Description of the task: Copy the first line of the material below and every later line through the line containing "from bokeh.resources import INLINE", without any other output.

◆ ◆ ◆ ◆

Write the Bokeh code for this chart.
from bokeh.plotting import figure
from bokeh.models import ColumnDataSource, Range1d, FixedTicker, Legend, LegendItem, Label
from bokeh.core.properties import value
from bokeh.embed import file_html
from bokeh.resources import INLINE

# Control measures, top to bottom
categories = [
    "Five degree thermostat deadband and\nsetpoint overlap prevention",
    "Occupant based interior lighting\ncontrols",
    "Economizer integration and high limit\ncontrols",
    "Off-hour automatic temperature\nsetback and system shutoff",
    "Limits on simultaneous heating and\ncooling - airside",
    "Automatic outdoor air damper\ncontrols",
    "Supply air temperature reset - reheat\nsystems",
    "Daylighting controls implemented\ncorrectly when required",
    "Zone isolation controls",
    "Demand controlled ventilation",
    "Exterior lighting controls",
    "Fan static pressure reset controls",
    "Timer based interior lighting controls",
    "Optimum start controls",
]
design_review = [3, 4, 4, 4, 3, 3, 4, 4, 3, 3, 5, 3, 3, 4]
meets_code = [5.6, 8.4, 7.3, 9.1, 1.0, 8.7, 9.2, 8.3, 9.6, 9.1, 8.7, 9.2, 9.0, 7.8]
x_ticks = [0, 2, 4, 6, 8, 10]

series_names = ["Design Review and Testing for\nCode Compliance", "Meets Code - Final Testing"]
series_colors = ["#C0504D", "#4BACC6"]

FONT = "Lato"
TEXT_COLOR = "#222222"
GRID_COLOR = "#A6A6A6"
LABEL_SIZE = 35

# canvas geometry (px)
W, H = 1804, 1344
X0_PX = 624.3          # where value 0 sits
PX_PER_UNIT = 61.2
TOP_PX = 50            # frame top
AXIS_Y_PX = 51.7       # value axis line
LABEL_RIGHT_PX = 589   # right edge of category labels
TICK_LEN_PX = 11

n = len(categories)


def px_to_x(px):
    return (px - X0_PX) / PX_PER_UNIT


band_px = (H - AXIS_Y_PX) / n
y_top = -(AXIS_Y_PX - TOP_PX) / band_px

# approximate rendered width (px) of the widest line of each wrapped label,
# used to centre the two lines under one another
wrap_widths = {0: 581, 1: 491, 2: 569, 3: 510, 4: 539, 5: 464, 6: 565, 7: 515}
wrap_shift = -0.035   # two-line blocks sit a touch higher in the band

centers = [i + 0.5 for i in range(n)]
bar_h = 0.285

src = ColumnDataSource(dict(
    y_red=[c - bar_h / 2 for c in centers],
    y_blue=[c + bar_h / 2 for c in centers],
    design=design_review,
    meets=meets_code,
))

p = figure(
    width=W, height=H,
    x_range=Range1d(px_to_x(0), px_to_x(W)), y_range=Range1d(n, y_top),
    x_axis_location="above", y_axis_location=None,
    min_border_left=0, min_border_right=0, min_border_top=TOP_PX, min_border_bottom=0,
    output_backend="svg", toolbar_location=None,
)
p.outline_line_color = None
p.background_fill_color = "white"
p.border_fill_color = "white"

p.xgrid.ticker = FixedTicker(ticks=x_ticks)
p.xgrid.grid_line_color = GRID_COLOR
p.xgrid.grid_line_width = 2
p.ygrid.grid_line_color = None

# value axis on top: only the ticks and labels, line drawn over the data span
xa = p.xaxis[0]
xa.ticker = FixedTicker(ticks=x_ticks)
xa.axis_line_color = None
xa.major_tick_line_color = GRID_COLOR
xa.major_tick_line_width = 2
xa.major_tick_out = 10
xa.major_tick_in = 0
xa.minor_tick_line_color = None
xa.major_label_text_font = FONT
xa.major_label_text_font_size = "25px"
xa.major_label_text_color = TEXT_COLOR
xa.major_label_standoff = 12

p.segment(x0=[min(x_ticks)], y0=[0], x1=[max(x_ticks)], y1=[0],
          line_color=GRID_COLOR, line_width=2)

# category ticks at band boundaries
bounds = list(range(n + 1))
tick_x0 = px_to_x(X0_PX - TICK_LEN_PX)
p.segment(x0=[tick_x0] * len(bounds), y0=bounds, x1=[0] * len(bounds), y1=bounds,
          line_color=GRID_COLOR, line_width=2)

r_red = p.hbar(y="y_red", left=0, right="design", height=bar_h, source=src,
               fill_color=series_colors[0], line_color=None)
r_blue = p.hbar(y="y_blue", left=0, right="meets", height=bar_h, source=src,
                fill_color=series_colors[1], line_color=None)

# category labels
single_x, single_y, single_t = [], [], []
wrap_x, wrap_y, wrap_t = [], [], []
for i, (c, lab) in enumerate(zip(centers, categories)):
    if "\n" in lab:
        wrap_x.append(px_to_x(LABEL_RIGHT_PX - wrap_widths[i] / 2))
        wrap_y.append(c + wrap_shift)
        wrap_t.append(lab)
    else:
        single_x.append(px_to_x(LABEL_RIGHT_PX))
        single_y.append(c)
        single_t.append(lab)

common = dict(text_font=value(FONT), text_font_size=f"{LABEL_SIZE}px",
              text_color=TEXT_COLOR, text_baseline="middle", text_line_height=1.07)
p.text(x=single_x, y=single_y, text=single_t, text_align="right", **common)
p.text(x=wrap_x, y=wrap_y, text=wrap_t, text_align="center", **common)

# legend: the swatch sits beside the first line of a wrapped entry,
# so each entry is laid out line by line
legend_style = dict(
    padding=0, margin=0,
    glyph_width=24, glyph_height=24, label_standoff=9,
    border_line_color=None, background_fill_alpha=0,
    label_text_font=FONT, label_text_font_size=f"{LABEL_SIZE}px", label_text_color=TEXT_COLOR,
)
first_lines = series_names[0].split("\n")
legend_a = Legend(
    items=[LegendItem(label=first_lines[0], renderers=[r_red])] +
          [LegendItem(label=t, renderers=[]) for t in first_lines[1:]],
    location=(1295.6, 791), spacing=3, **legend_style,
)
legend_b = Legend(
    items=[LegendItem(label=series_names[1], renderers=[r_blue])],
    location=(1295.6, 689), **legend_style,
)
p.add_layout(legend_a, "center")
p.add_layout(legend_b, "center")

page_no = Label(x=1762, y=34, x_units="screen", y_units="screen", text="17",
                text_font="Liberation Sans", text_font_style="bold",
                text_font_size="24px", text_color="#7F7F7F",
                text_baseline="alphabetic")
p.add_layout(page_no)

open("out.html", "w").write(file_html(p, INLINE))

◆ ◆ ◆ ◆

Result for this task:
Write the Bokeh code for this chart.
from bokeh.plotting import figure
from bokeh.models import ColumnDataSource, Range1d, FixedTicker, Legend, LegendItem, Label
from bokeh.core.properties import value
from bokeh.embed import file_html
from bokeh.resources import INLINE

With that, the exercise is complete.